Since the incorporation, the duo has raised more than $42,000 to help fund their dream of opening a food truck. But Troy says that he hopes Grassroots will be much more than a business — he wants the organization to be a vehicle for change.

Grassroots started as an idea: Troy and Kareem wanted teenagers to have an alternative to crime, so they proposed starting a business to employ at-risk youths. They partnered with Consult for America, a student-run consulting group that works pro bono to help small local businesses in West Philadelphia.

Led by then-Wharton junior and CFA co-founder Samaira Sirajee, the CFA team conducted a market analysis and food tasting to determine how, where and what should be served.

The next step was to raise money, and this time, Eliana joined up with Troy once again to lead the charge. She helped Troy and Kareem launch a Crowdtilt page where they raised most of their funds. With the money in hand, the pair bought a food truck and the necessary insurance to start their business. 

Troy is grateful for the support he has received. "I want to thank my partner Kareem Wallace for believing in my vision ... and all the donors who made this dream possible," he said.

Grassroots still has to get its truck wrapped, necessary licenses and permits and a commons area for preparing its food before Troy and Kareem can go out on their own.

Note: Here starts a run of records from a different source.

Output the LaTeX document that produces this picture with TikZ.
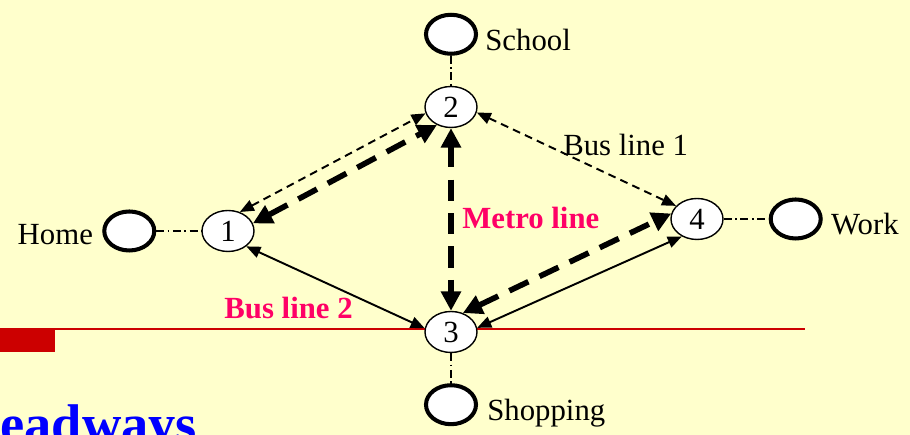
\documentclass[tikz,border=0pt]{standalone}
\usepackage{fontspec}
\setmainfont{Liberation Serif}
\usetikzlibrary{arrows.meta, positioning, shapes.geometric}
\definecolor{bgyellow}{HTML}{FFFFCC}
\definecolor{linered}{HTML}{CC0000}
\definecolor{labelpink}{HTML}{FF0066}
\definecolor{titleblue}{HTML}{0000FF}

\begin{document}
\begin{tikzpicture}[
stop/.style={ellipse, draw, fill=white, line width=0.8pt, minimum width=1.04cm, minimum height=0.82cm, inner sep=0pt, font=\fontsize{17.5}{20}\selectfont},
place/.style={ellipse, draw, fill=white, line width=2.3pt, minimum width=1.0cm, minimum height=0.78cm, inner sep=0pt},
placetext/.style={inner sep=0pt, font=\fontsize{17.5}{20}\selectfont},
linelabel/.style={inner sep=0pt, font=\fontsize{17.5}{20}\selectfont\bfseries, text=labelpink},
access/.style={line width=0.75pt, dash pattern=on 4.5pt off 2pt on 1pt off 2pt},
busdash/.style={{Triangle[length=8pt,width=6.5pt]}-{Triangle[length=8pt,width=6.5pt]}, line width=1.1pt, dash pattern=on 4.5pt off 3pt},
bussolid/.style={{Triangle[length=8pt,width=6.5pt]}-{Triangle[length=8pt,width=6.5pt]}, line width=1.1pt},
metro/.style={{Triangle[length=11pt,width=11pt]}-{Triangle[length=11pt,width=11pt]}, line width=3.2pt, dash pattern=on 12pt off 7pt}
]
\useasboundingbox (0,0) rectangle (18.2,8.7);
\fill[bgyellow] (0,0) rectangle (18.2,8.7);
\clip (0,0) rectangle (18.2,8.7);
\fill[linered] (0,1.66) rectangle (1.1,2.10);
\draw[linered, line width=1.1pt] (0,2.12) -- (16.1,2.12);
\node[anchor=base west, inner sep=0pt, font=\fontsize{31}{36}\selectfont\bfseries, text=titleblue] (title) at (0,-0.16) {eadways};

\node[stop] (n1) at (4.56,4.08) {1};
\node[stop] (n2) at (9.02,6.56) {2};
\node[stop] (n3) at (9.02,2.06) {3};
\node[stop] (n4) at (13.94,4.32) {4};

\node[place, above=0.6cm of n2] (school) {};
\node[place, below=0.6cm of n3] (shop) {};
\node[place, left=0.9cm of n1] (home) {};
\node[place, right=0.9cm of n4] (work) {};

\node[placetext, anchor=base west, xshift=0.14cm, yshift=-0.32cm] (schooltxt) at (school.east) {School};
\node[placetext, anchor=base west, xshift=0.18cm, yshift=-0.32cm] (shoptxt) at (shop.east) {Shopping};
\node[placetext, anchor=base east, xshift=-0.18cm, yshift=-0.28cm] (hometxt) at (home.west) {Home};
\node[placetext, anchor=base west, xshift=0.16cm, yshift=-0.32cm] (worktxt) at (work.east) {Work};

\node[placetext, anchor=west] (bus1) at (11.26,5.80) {Bus line 1};
\node[linelabel, anchor=west] (metrotxt) at (9.24,4.34) {Metro line};
\node[linelabel, anchor=east] (bus2) at (7.06,2.54) {Bus line 2};

\draw[access] (school) -- (n2);
\draw[access] (n3) -- (shop);
\draw[access] (home) -- (n1);
\draw[access] (n4) -- (work);

\draw[busdash] (n1.58) -- (n2.194);
\draw[busdash] (n2.-12) -- (n4.148);
\draw[bussolid] (n1.-40) -- (n3.172);
\draw[bussolid] (n3.9) -- (n4.229);
\draw[metro] (n1.17) -- (n2.232);
\draw[metro] (n2.south) -- (n3.north);
\draw[metro] (n3.58) -- (n4.168);
\end{tikzpicture}
\end{document}
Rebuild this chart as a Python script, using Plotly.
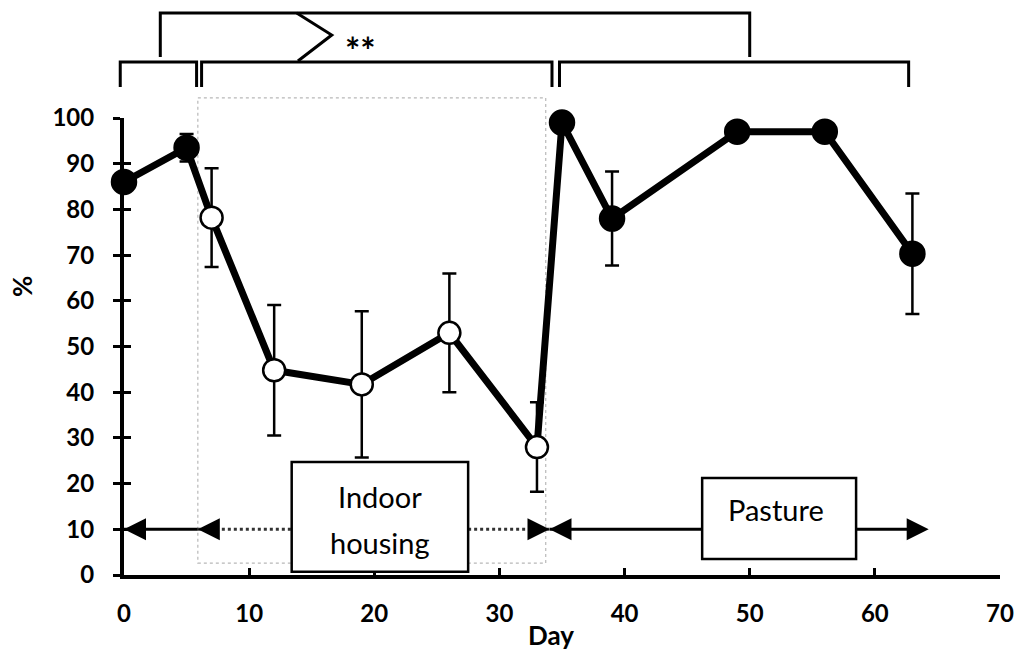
import plotly.graph_objects as go

# Sampling days and percentage values
days = [0, 5, 7, 12, 19, 26, 33, 35, 39, 49, 56, 63]
pct = [86, 93.5, 78.2, 44.8, 41.7, 53, 28, 99, 78, 97, 97, 70.3]
err = [0, 3, 10.8, 14.3, 16, 13, 9.8, 0, 10.3, 0, 0, 13.2]
indoor = [False, False, True, True, True, True, True, False, False, False, False, False]

# Management periods (days)
housing_start = 5.9
housing_end = 33.7
pasture_start = 34.0
pasture_arrow_end = 64.3
period_y = 10
indoor_box = dict(x0=13.4, x1=27.5, y0=0.7, y1=24.7)
pasture_box = dict(x0=46.2, x1=58.5, y0=3.5, y1=21.2)
shade_top = 104.4
shade_bottom = 2.6

# Comparison brackets (day positions)
brackets_low = [(-0.3, 5.8), (6.2, 34.2), (34.8, 62.7)]
bracket_upper = (2.9, 50.0)

X_RANGE = [0, 70]
Y_RANGE = [0, 100]
FONT = "Lato"

fig = go.Figure()

# connecting line
fig.add_trace(go.Scatter(
    x=days, y=pct, mode="lines",
    line=dict(color="black", width=7),
    cliponaxis=False, showlegend=False, hoverinfo="skip",
))

def subset(flag):
    idx = [i for i, f in enumerate(indoor) if f == flag]
    return ([days[i] for i in idx], [pct[i] for i in idx], [err[i] for i in idx])

for flag, fill, size in ((False, "black", 24), (True, "white", 22)):
    xs, ys, es = subset(flag)
    fig.add_trace(go.Scatter(
        x=xs, y=ys, mode="markers", yaxis="y2",
        marker=dict(size=size, color=fill, line=dict(color="black", width=2.5)),
        error_y=dict(type="data", array=es, visible=True,
                     color="black", thickness=2.5, width=7),
        cliponaxis=False, showlegend=False,
    ))

def xp(day):
    """day -> paper x"""
    return (day - X_RANGE[0]) / (X_RANGE[1] - X_RANGE[0])

def ypx(py):
    """pixel row above the plot -> paper y"""
    return (575 - py) / 457

shapes = []
# indoor housing shaded region
shapes.append(dict(type="rect", xref="x", yref="paper",
                   x0=housing_start, x1=housing_end,
                   y0=shade_bottom / Y_RANGE[1], y1=shade_top / Y_RANGE[1],
                   line=dict(color="#b8b8b8", width=1.2, dash="dot"),
                   fillcolor="rgba(0,0,0,0)", layer="below"))

# period arrow shafts
shapes.append(dict(type="line", xref="x", yref="y", x0=0, x1=housing_start,
                   y0=period_y, y1=period_y, line=dict(color="black", width=3)))
shapes.append(dict(type="line", xref="x", yref="y", x0=housing_start, x1=indoor_box["x0"],
                   y0=period_y, y1=period_y, line=dict(color="#333", width=3, dash="dot")))
shapes.append(dict(type="line", xref="x", yref="y", x0=indoor_box["x1"], x1=pasture_start,
                   y0=period_y, y1=period_y, line=dict(color="#333", width=3, dash="dot")))
shapes.append(dict(type="line", xref="x", yref="y", x0=pasture_start, x1=pasture_box["x0"],
                   y0=period_y, y1=period_y, line=dict(color="black", width=3)))
shapes.append(dict(type="line", xref="x", yref="y", x0=pasture_box["x1"], x1=pasture_arrow_end - 1,
                   y0=period_y, y1=period_y, line=dict(color="black", width=3)))

# period boxes
for b in (indoor_box, pasture_box):
    shapes.append(dict(type="rect", xref="x", yref="y", **b,
                       line=dict(color="black", width=2.5), fillcolor="white"))

# brackets above the plot
low_top, low_bot = ypx(62), ypx(87)
for x0, x1 in brackets_low:
    shapes.append(dict(type="path", xref="paper", yref="paper",
                       path=f"M {xp(x0)},{low_bot} L {xp(x0)},{low_top} "
                            f"L {xp(x1)},{low_top} L {xp(x1)},{low_bot}",
                       line=dict(color="black", width=3)))
up_top, up_bot = ypx(13), ypx(57)
shapes.append(dict(type="path", xref="paper", yref="paper",
                   path=f"M {xp(bracket_upper[0])},{up_bot} L {xp(bracket_upper[0])},{up_top} "
                        f"L {xp(bracket_upper[1])},{up_top} L {xp(bracket_upper[1])},{up_bot}",
                   line=dict(color="black", width=3)))
shapes.append(dict(type="path", xref="paper", yref="paper",
                   path=f"M {xp(13.8)},{up_top} L {xp(16.6)},{ypx(35)} L {xp(13.9)},{ypx(61)}",
                   line=dict(color="black", width=3)))

# arrow heads
def head(x, direction):
    return dict(x=x, y=period_y, xref="x", yref="y", text="", showarrow=True,
                ax=x + (1.0 if direction == "left" else -1.0), ay=period_y,
                axref="x", ayref="y", arrowhead=2, arrowsize=2.2, arrowwidth=2,
                arrowcolor="black", standoff=0)

box_font = dict(family=FONT, size=29, color="black")
annotations = [
    head(0, "left"), head(housing_start, "left"),
    head(pasture_start, "right"), head(pasture_start, "left"),
    head(pasture_arrow_end, "right"),
    dict(x=(indoor_box["x0"] + indoor_box["x1"]) / 2, y=17.1, xref="x", yref="y",
         text="Indoor", showarrow=False, font=box_font),
    dict(x=(indoor_box["x0"] + indoor_box["x1"]) / 2, y=7.2, xref="x", yref="y",
         text="housing", showarrow=False, font=box_font),
    dict(x=52.1, y=14.3, xref="x", yref="y", text="Pasture", showarrow=False, font=box_font),
    dict(x=xp(18.9), y=ypx(50), xref="paper", yref="paper", xanchor="center", yanchor="middle",
         text="**", showarrow=False,
         font=dict(family=FONT, size=36, color="black", weight="bold")),
    dict(x=34.1, y=0, xref="x", yref="paper", yshift=-60, xanchor="center", yanchor="middle",
         text="Day", showarrow=False,
         font=dict(family=FONT, size=26, color="black", weight="bold")),
    dict(x=0, y=63, xref="paper", yref="y", xshift=-102, xanchor="center", yanchor="middle",
         text="%", showarrow=False, textangle=-90,
         font=dict(family=FONT, size=26, color="black", weight="bold")),
]

tick_font = dict(family=FONT, size=24, color="black", weight="bold")
fig.update_layout(
    width=1026, height=651,
    margin=dict(l=124, r=17, t=118, b=76),
    paper_bgcolor="white", plot_bgcolor="white",
    shapes=shapes, annotations=annotations,
    xaxis=dict(range=X_RANGE, dtick=10, showgrid=False, zeroline=False,
               showline=True, linecolor="black", linewidth=4,
               ticks="inside", ticklen=7, tickwidth=3, tickcolor="black",
               ticklabelstandoff=14, tickfont=tick_font),
    yaxis=dict(range=Y_RANGE, dtick=10, showgrid=False, zeroline=False,
               showline=True, linecolor="black", linewidth=4,
               ticks="outside", ticklen=7, tickwidth=3, tickcolor="black",
               ticklabelstandoff=14, tickfont=tick_font),
    yaxis2=dict(overlaying="y", matches="y", side="left", showgrid=False,
                zeroline=False, showline=False, showticklabels=False,
                ticks="inside", ticklen=7, tickwidth=3, tickcolor="black", dtick=10),
)

fig.write_html("out.html")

Troy's family is hopeful that the truck will be a success. “I think he’s doing good. I’m hoping and praying that he can fulfill his dreams and make a better life for our family,” Troy’s wife Debbie said, her grandson laughing on her lap. “Troy’s a great guy. He’s caring and lovable and a very good papa.”

Even if Grassroots does succeed, Harris says he’ll never forget how he got to where he is. “I went through all the bitterness and emotional strain," he said, sighing. “If I do make it it’d be more of a relief.”